Trump Routs the Republican Establishment Once Again



DeSantis and entrepreneur Vivek Ramaswamy, in contrast, understood that the cruelty was the point. Both bet that voters wanted a candidate who sounded like Trump but was younger and more competent: They both leaned into the former president’s draconian anti-immigration record and made social issues, particularly regarding gender and sexuality, centerpieces of their campaign. The operative theory was that voters liked Trump’s policies: They wanted candidates who were scrappers but who, unlike the former president, wouldn’t get distracted with endless scandals and 2 a.m. social media barrages.

This was the I Can’t Believe It’s Not Trump theory of Republican politics: That you could, in the aggregate, recreate all or most of Trump’s appeal while sanding off his rough edges and, in doing so, build a winning campaign. In 2016, Trump’s opponents were caught on the back foot: They were rooted in an older version of politics. In 2023, he no longer had a monopoly on extremist rhetoric. Ramaswamy and DeSantis ran as people who had the vision and the competence to actually see Trump’s wildest authoritarian fantasies to fruition. Want to actually see Trumpism in action? Vote for them.

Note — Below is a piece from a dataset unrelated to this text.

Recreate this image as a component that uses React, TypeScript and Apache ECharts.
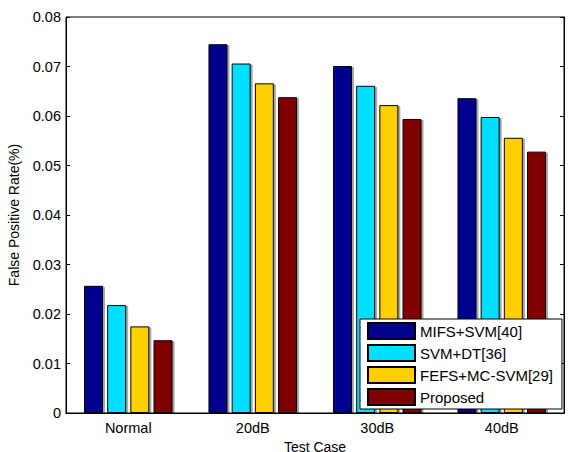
import React, { useEffect, useRef } from "react";
import * as echarts from "echarts";

const categories = ["Normal", "20dB", "30dB", "40dB"];
const seriesNames = ["MIFS+SVM[40]", "SVM+DT[36]", "FEFS+MC-SVM[29]", "Proposed"];
const mifsSvm = [0.0257, 0.0745, 0.0701, 0.0636];
const svmDt = [0.0218, 0.0706, 0.0661, 0.0598];
const fefsMcSvm = [0.0175, 0.0666, 0.0622, 0.0556];
const proposed = [0.0147, 0.0638, 0.0594, 0.0528];
const colors = ["#00008F", "#00DFFF", "#FFCF00", "#800000"];

export default function App() {
  const ref = useRef<HTMLDivElement>(null);
  useEffect(() => {
    if (!ref.current) return;
    const chart = echarts.init(ref.current, null, { renderer: "svg", width: 568, height: 452 });
    const font = "Liberation Sans, Arial, sans-serif";
    const data = [mifsSvm, svmDt, fefsMcSvm, proposed];
    chart.setOption({
      animation: false,
      textStyle: { fontFamily: font, color: "#000" },
      grid: {
        left: 66,
        right: 4,
        top: 17,
        bottom: 39,
        outerBoundsMode: "none",
        containLabel: false,
        show: true,
        borderColor: "#000",
        borderWidth: 1,
      },
      legend: {
        orient: "vertical",
        left: 360,
        top: 319,
        padding: [3, 9, 3, 7],
        itemWidth: 47,
        itemHeight: 16,
        itemGap: 4,
        backgroundColor: "#fff",
        borderColor: "#000",
        borderWidth: 1,
        icon: "rect",
        textStyle: { fontFamily: font, fontSize: 15, color: "#000" },
        data: seriesNames,
      },
      xAxis: [
        {
          type: "category",
          data: categories,
          name: "Test Case",
          nameLocation: "middle",
          nameGap: 22,
          nameTextStyle: { fontFamily: font, fontSize: 14, lineHeight: 14, color: "#000" },
          axisLine: { lineStyle: { color: "#000" } },
          axisTick: { inside: true, alignWithLabel: true, length: 4, lineStyle: { color: "#000" } },
          axisLabel: { fontFamily: font, fontSize: 14.5, color: "#000", margin: 7 },
        },
        {
          type: "category",
          data: categories,
          position: "top",
          axisLine: { lineStyle: { color: "#000" } },
          axisTick: { inside: true, alignWithLabel: true, length: 4, lineStyle: { color: "#000" } },
          axisLabel: { show: false },
        },
      ],
      yAxis: [
        {
          type: "value",
          min: 0,
          max: 0.08,
          interval: 0.01,
          name: "False Positive Rate(%)",
          nameLocation: "middle",
          nameGap: 45,
          nameTextStyle: { fontFamily: font, fontSize: 14, color: "#000" },
          axisLine: { show: true, lineStyle: { color: "#000" } },
          axisTick: { show: true, inside: true, length: 4, lineStyle: { color: "#000" } },
          splitLine: { show: false },
          axisLabel: {
            fontFamily: font,
            fontSize: 14.5,
            color: "#000",
            margin: 5,
            formatter: (v: number) => (v === 0 ? "0" : v.toFixed(2)),
          },
        },
        {
          type: "value",
          min: 0,
          max: 0.08,
          interval: 0.01,
          position: "right",
          axisLine: { show: true, lineStyle: { color: "#000" } },
          axisTick: { show: true, inside: true, length: 4, lineStyle: { color: "#000" } },
          splitLine: { show: false },
          axisLabel: { show: false },
        },
      ],
      series: seriesNames.map((name, i) => ({
        name,
        type: "bar",
        data: data[i],
        barWidth: 19,
        barGap: "22%",
        itemStyle: {
          color: colors[i],
          borderColor: "#000",
          borderWidth: 1,
          shadowColor: "rgba(0,0,0,0.35)",
          shadowOffsetX: 2,
          shadowOffsetY: 1,
          shadowBlur: 0,
        },
      })),
    });
    return () => chart.dispose();
  }, []);
  return (
    <div
      ref={ref}
      style={{ position: "fixed", left: 0, top: 0, width: 568, height: 452, background: "#fff" }}
    />
  );
}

The problem here was twofold. For one, if voters wanted Trumpism they could get it from Trump himself. Why vote for an alternative when you could have the real thing? (It certainly didn’t help that, even in his diminished state, Trump remains a charismatic political force while DeSantis and Ramaswamy are at best off-putting weirdos.) The second problem was that they were emulating Trump. Much of the former president’s appeal comes from his apparent authenticity. While other candidates triangulate and imitate, Trump is off the cuff. It’s proof to his supporters that he doesn’t care about saying the right thing just to get elected. (That a spray-tanned, serial fraudster would become an avatar of authenticity is itself an indictment of Republican—and American—politics, but that’s the subject of another column.)